_WORK INSTRUCTIONS_
Return exactly, please, the lines that run from the line with "Convert this chart to Plotly code." to the line with "0.926, 0.941, 0.955, 0.97, 0.975, 0.99, 0.997, 0.999, 1.0, 1.0]", ends included, and omit all pictures.

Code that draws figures

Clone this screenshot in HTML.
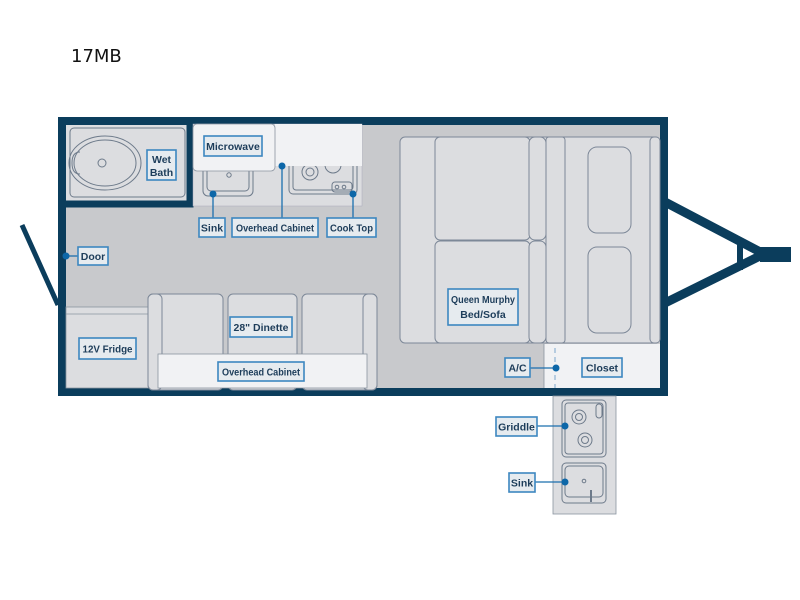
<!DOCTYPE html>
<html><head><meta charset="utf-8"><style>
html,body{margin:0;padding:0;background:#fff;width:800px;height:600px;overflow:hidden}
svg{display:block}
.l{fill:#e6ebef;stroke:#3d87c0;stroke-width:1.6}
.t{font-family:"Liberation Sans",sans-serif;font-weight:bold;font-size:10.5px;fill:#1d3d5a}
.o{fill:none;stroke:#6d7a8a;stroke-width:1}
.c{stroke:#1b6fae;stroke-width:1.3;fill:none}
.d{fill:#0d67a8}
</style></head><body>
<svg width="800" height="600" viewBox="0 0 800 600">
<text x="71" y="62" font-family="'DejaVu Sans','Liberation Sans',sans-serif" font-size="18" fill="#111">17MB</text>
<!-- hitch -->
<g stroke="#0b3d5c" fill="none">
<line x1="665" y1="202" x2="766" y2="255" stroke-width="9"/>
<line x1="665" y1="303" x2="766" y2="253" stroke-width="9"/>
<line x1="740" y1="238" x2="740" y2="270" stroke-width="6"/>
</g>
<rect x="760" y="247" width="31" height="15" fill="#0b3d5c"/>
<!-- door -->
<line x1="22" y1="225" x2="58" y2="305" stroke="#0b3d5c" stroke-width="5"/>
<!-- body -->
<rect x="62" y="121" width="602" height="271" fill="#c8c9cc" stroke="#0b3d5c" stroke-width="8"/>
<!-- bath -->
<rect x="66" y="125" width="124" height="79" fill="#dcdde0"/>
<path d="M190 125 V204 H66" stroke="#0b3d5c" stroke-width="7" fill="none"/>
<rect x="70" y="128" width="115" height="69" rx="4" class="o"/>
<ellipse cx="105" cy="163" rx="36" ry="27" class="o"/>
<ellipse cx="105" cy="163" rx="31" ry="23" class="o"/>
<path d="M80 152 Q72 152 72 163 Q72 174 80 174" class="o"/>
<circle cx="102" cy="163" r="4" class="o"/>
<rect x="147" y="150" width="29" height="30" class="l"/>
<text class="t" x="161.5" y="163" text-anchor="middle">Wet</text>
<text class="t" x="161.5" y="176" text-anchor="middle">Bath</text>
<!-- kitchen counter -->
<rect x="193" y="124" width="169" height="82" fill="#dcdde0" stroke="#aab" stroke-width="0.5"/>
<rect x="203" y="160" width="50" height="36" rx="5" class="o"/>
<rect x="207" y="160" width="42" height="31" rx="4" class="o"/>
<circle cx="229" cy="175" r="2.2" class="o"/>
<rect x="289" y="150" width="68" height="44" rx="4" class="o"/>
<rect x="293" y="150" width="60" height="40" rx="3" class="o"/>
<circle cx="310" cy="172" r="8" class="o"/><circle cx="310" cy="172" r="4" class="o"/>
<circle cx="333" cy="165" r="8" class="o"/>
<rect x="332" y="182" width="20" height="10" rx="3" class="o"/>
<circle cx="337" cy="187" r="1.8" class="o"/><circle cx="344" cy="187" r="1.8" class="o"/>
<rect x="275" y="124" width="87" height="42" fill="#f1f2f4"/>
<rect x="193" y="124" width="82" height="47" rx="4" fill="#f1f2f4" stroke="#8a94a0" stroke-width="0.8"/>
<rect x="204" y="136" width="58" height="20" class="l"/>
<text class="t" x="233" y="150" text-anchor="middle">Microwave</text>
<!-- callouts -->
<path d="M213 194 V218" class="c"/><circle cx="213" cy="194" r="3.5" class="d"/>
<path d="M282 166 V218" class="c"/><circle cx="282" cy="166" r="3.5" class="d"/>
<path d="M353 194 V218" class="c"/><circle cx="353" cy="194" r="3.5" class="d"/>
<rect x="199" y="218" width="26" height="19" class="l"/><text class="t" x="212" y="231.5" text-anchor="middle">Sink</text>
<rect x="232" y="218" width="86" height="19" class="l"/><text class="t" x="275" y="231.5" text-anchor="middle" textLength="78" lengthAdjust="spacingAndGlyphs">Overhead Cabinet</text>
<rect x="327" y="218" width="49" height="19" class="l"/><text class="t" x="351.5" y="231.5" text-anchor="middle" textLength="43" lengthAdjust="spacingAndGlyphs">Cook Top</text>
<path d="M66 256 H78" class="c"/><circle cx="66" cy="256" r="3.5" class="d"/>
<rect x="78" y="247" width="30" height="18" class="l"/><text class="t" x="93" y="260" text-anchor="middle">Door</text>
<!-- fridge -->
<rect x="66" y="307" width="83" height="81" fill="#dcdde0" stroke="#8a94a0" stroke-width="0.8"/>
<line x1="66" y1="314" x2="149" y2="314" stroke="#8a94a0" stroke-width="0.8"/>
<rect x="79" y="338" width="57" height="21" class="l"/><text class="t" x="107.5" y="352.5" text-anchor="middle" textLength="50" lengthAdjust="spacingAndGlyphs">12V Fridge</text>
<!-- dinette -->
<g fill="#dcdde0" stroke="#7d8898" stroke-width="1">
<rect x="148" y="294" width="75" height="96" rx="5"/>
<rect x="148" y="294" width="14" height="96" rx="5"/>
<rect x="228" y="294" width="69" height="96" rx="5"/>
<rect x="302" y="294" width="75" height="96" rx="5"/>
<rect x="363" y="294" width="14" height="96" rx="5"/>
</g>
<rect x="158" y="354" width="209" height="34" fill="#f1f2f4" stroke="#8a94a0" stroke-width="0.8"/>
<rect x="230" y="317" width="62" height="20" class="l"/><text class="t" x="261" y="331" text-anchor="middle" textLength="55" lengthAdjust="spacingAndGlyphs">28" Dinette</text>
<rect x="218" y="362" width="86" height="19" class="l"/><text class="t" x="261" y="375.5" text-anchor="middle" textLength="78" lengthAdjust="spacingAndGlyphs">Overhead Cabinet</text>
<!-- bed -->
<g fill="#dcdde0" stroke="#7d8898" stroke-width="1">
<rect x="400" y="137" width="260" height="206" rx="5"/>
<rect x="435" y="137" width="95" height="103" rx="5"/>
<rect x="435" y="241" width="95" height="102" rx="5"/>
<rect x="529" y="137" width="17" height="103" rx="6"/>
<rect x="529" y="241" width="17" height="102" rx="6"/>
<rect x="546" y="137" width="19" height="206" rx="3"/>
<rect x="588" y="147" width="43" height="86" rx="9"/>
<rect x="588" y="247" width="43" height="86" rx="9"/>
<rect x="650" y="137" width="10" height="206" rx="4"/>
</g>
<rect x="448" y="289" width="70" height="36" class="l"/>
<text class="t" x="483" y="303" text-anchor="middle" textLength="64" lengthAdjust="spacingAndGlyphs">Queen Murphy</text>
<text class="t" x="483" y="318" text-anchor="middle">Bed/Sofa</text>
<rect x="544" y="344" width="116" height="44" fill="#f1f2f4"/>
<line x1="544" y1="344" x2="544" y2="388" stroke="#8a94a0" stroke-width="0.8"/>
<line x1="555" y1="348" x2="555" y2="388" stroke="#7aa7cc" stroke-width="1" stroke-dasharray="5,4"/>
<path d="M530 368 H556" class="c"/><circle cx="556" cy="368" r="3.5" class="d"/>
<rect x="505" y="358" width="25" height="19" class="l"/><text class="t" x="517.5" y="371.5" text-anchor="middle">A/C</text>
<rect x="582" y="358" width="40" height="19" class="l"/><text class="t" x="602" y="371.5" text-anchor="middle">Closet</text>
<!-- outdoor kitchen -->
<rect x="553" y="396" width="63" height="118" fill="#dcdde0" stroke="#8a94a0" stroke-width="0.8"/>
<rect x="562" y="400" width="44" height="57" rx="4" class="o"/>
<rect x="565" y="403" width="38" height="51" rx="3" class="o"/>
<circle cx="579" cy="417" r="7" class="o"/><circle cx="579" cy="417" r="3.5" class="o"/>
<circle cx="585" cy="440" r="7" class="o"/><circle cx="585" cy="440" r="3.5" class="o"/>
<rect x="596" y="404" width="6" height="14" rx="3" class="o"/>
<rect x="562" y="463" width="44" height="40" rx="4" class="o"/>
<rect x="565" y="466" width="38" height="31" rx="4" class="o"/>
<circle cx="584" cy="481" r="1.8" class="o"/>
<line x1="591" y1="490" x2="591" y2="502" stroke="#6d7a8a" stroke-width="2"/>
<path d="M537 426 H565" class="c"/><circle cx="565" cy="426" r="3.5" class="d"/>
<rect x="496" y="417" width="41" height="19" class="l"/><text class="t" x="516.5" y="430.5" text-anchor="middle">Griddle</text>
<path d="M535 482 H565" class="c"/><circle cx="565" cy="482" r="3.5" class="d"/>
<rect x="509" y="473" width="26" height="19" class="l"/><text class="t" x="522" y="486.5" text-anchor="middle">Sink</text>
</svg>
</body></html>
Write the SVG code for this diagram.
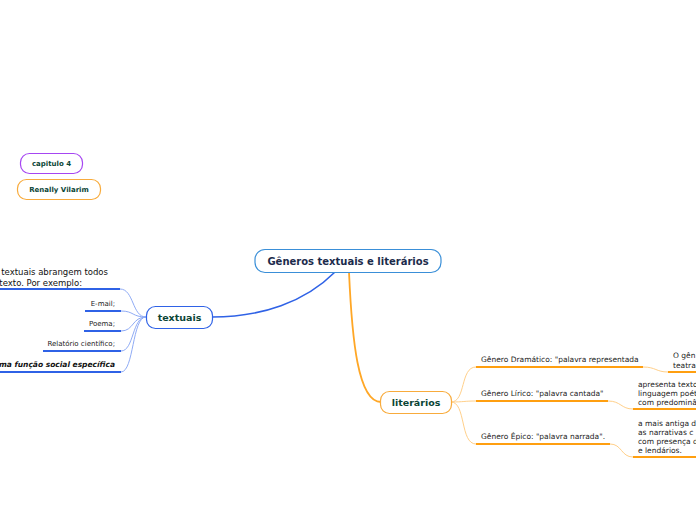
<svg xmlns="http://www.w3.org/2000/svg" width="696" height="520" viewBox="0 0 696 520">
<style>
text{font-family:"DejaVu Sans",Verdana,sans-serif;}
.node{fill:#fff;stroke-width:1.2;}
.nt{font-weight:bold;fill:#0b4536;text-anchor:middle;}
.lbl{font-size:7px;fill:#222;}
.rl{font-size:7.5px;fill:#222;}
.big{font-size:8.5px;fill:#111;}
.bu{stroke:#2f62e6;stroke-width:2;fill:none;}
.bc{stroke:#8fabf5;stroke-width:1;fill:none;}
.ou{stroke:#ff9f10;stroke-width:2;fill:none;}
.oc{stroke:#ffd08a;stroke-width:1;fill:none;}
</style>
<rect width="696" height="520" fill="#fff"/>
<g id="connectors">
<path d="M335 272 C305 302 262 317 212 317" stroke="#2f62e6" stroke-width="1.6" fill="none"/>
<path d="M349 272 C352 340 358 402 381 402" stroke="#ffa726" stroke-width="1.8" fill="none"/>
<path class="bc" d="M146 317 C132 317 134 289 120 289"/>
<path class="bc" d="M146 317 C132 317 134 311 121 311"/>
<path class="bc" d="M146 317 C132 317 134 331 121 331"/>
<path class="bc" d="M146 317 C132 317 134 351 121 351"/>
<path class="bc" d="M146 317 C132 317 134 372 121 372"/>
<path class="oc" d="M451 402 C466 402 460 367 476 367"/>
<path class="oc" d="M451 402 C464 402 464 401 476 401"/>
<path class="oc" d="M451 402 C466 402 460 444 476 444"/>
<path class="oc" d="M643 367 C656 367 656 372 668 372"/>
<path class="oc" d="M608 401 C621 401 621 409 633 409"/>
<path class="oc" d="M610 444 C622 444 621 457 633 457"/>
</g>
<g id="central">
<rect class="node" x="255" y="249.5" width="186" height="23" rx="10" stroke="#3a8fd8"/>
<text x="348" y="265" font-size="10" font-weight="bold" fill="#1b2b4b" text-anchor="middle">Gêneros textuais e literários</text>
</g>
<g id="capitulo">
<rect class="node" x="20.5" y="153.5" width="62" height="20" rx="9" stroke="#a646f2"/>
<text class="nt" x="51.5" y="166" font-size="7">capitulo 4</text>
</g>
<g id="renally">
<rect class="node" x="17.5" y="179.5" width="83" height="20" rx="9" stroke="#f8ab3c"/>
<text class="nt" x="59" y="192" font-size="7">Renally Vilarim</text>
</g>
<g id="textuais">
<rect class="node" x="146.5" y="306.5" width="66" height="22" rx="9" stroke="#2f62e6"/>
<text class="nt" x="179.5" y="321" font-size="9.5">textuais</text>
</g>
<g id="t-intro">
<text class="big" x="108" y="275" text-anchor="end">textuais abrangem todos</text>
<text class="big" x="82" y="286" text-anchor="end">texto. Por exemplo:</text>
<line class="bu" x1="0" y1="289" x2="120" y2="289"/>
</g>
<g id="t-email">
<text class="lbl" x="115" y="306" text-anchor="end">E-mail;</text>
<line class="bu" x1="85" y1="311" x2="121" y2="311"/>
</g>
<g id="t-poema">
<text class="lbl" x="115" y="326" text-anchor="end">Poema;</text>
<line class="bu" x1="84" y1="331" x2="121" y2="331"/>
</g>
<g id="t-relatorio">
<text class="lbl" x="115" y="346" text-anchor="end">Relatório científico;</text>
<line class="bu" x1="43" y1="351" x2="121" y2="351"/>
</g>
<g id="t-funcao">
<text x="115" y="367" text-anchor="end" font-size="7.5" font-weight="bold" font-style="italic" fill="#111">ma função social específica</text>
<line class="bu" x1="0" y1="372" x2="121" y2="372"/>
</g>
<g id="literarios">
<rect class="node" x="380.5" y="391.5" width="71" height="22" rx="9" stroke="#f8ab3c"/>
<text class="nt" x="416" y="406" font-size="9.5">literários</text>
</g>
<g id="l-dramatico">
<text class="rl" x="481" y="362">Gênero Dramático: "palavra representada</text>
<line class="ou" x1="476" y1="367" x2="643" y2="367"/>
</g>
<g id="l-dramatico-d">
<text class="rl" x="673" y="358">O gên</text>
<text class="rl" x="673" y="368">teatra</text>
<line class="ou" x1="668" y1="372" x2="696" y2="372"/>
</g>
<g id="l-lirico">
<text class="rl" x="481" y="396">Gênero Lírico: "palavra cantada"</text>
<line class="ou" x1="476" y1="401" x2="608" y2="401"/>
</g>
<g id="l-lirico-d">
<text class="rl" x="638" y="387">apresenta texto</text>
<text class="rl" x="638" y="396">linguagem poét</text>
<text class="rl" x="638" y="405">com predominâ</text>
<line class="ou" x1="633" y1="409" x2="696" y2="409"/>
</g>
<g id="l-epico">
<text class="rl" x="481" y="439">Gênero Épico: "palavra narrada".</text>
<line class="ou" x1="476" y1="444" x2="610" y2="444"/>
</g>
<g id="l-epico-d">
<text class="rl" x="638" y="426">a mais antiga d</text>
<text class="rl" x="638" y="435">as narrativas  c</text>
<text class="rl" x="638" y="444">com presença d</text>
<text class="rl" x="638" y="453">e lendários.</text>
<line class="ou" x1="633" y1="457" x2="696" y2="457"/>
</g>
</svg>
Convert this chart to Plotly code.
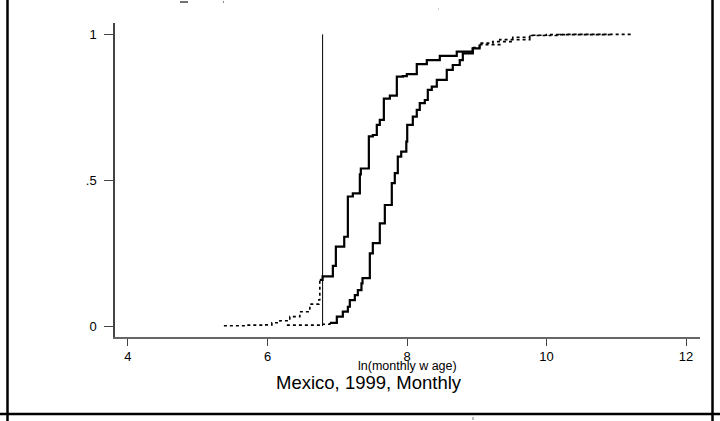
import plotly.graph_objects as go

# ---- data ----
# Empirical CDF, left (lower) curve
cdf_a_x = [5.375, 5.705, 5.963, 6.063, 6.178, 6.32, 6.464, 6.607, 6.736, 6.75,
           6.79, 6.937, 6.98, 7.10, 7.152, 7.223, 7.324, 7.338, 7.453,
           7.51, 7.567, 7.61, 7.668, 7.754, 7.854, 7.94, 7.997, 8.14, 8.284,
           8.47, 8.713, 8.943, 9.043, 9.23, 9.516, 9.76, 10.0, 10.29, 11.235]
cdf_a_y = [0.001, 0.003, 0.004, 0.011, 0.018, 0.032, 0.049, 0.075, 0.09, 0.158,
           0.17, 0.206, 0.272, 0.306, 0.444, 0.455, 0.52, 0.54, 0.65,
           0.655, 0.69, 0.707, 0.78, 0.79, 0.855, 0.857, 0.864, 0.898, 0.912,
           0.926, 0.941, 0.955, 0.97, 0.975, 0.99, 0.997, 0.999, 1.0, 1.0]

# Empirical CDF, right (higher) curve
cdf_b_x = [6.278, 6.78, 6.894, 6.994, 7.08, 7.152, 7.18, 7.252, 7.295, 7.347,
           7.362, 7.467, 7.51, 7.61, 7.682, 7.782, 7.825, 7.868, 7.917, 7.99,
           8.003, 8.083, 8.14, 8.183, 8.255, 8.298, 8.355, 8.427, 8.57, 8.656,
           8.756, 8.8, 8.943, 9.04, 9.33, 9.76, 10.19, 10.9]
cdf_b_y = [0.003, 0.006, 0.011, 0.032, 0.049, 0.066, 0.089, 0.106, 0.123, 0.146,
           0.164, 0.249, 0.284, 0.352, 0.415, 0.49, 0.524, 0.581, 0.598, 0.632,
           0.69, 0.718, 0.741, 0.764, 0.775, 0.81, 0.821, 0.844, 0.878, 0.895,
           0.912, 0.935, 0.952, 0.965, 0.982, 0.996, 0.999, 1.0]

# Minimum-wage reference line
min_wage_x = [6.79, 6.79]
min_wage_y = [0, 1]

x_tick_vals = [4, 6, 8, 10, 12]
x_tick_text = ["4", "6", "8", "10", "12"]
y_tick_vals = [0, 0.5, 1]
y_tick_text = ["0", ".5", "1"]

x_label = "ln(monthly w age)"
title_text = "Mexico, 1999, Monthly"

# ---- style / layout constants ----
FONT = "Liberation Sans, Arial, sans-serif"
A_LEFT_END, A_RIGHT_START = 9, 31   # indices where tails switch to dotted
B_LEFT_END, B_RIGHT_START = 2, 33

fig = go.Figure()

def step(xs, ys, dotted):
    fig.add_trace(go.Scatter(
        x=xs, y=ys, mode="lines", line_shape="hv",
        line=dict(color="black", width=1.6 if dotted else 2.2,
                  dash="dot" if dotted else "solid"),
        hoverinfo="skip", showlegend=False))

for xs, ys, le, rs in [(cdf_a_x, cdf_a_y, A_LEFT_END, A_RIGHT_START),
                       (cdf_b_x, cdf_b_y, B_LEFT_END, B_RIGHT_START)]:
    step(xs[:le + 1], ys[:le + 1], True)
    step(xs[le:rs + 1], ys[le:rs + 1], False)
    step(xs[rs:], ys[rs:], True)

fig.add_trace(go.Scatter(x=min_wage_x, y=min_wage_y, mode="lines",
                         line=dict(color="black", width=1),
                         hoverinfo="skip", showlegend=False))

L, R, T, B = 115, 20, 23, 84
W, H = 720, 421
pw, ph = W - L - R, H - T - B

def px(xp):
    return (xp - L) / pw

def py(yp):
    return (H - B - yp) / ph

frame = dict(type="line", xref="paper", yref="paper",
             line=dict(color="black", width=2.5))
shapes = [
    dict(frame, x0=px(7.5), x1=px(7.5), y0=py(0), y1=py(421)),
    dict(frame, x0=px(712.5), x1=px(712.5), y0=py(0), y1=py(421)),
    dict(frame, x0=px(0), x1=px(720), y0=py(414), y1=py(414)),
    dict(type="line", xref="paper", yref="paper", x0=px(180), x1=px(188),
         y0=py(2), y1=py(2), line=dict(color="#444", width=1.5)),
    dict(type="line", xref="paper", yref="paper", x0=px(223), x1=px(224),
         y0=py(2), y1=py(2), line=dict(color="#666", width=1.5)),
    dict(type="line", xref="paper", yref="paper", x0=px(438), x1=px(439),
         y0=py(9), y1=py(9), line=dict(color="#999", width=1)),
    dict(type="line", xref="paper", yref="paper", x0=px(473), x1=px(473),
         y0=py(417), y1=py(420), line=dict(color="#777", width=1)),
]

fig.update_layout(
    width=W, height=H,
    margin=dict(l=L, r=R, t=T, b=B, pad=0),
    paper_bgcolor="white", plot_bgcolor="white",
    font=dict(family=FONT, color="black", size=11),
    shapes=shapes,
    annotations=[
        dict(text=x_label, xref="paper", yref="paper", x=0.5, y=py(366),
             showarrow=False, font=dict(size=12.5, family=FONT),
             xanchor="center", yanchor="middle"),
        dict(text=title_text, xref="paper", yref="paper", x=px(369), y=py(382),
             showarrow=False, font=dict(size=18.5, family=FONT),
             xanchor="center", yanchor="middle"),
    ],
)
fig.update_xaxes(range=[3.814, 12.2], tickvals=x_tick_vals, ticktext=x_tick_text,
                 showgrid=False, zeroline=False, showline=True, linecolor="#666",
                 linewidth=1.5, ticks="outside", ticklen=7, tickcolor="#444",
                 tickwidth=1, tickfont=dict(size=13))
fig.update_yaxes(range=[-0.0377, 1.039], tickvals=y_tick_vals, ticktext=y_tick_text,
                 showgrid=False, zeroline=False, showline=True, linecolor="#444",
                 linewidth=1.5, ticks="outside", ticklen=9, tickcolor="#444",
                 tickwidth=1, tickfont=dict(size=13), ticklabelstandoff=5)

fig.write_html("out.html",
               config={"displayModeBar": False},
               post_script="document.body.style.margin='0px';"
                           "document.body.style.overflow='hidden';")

_FINAL RESULT_
Convert this chart to Plotly code.
import plotly.graph_objects as go

# ---- data ----
# Empirical CDF, left (lower) curve
cdf_a_x = [5.375, 5.705, 5.963, 6.063, 6.178, 6.32, 6.464, 6.607, 6.736, 6.75,
           6.79, 6.937, 6.98, 7.10, 7.152, 7.223, 7.324, 7.338, 7.453,
           7.51, 7.567, 7.61, 7.668, 7.754, 7.854, 7.94, 7.997, 8.14, 8.284,
           8.47, 8.713, 8.943, 9.043, 9.23, 9.516, 9.76, 10.0, 10.29, 11.235]
cdf_a_y = [0.001, 0.003, 0.004, 0.011, 0.018, 0.032, 0.049, 0.075, 0.09, 0.158,
           0.17, 0.206, 0.272, 0.306, 0.444, 0.455, 0.52, 0.54, 0.65,
           0.655, 0.69, 0.707, 0.78, 0.79, 0.855, 0.857, 0.864, 0.898, 0.912,
           0.926, 0.941, 0.955, 0.97, 0.975, 0.99, 0.997, 0.999, 1.0, 1.0]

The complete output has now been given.